Gov. Haley called the proviso what it was. "I don't fault legislators for wanting a pay raise," the governor said in her veto message. "I fault the way that this was done."

Maybe legislators have learned their lesson. Local lawmakers interviewed by Columbia-based Post and Courier reporter Cynthia Roldan cited the need to come back to the issue next year, saying up front that legislators aren't getting paid enough.

Lawmakers receive $10,400 in salary, $12,000 for expenses (plus $3,400 for telephone, postage and office expenses), a generous per diem and mileage during session, and excellent retirement benefits - for a part time job.

Nevertheless, legislative pay is a reasonable subject for open debate, which would be in welcome contrast to the way this year's proposal was approached.

The proviso to double legislators' expense checks was quietly inserted in the budget. When challenged on the subject, a few senators talked about the need for more gas money to travel around their districts.

It subsequently was reported that legislators had even more quietly put in $60,000 in a previous budget for consultants to do a pay survey of other states. Those findings were used to justify the planned increase.

House Speaker Bobby Harrell, R-Charleston, decried the governor's veto as "a big publicity stunt on her part."

Certainly, it threw some welcome light, and public scrutiny, on the subject. Just as surely, the last thing that legislators wanted was publicity about their sneaky salary hike.
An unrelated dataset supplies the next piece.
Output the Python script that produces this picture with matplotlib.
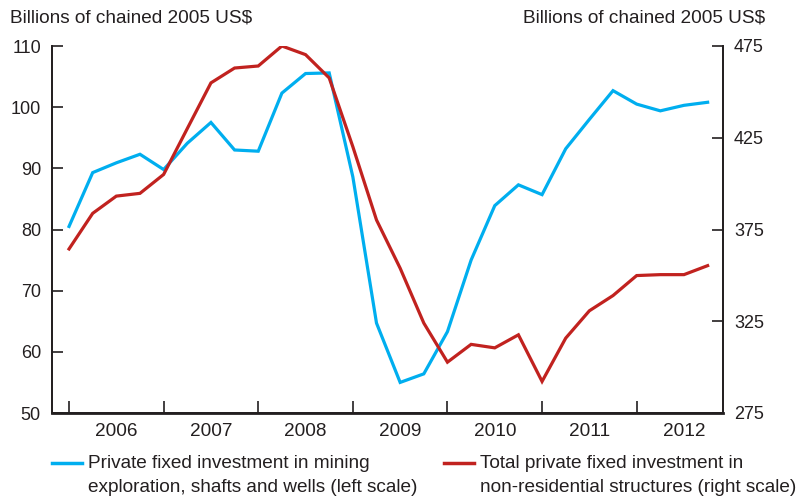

In the end, that's why the Senate sustained the governor's veto. Only 10 senators were willing to vote against the override, in contrast to the 24 who initially supported the budget proviso.

Rep. Eddie Southard, R-Moncks Corner, supported the pay hike, saying that more money is needed to ensure that legislators aren't all rich or retired.

"The problem is the people's perception of politicians," Rep. Southard said. "People don't hold politicians in very high esteem. They just lump them all together and say they are all crooked and corrupt."

Unfortunately, the Legislature fueled that perception by the way members attempted to get additional pay without calling it that and, initially, by doing so beneath the radar.

If lawmakers think they deserve a salary hike, they should say so, come up with a figure, publicly debate the issue during budget deliberations, and vote on it. The voters won't take offense so quickly if they believe that legislators are being forthright about the issue.

This year, though, give credit to Gov. Haley for keeping the Legislature honest on legislative pay.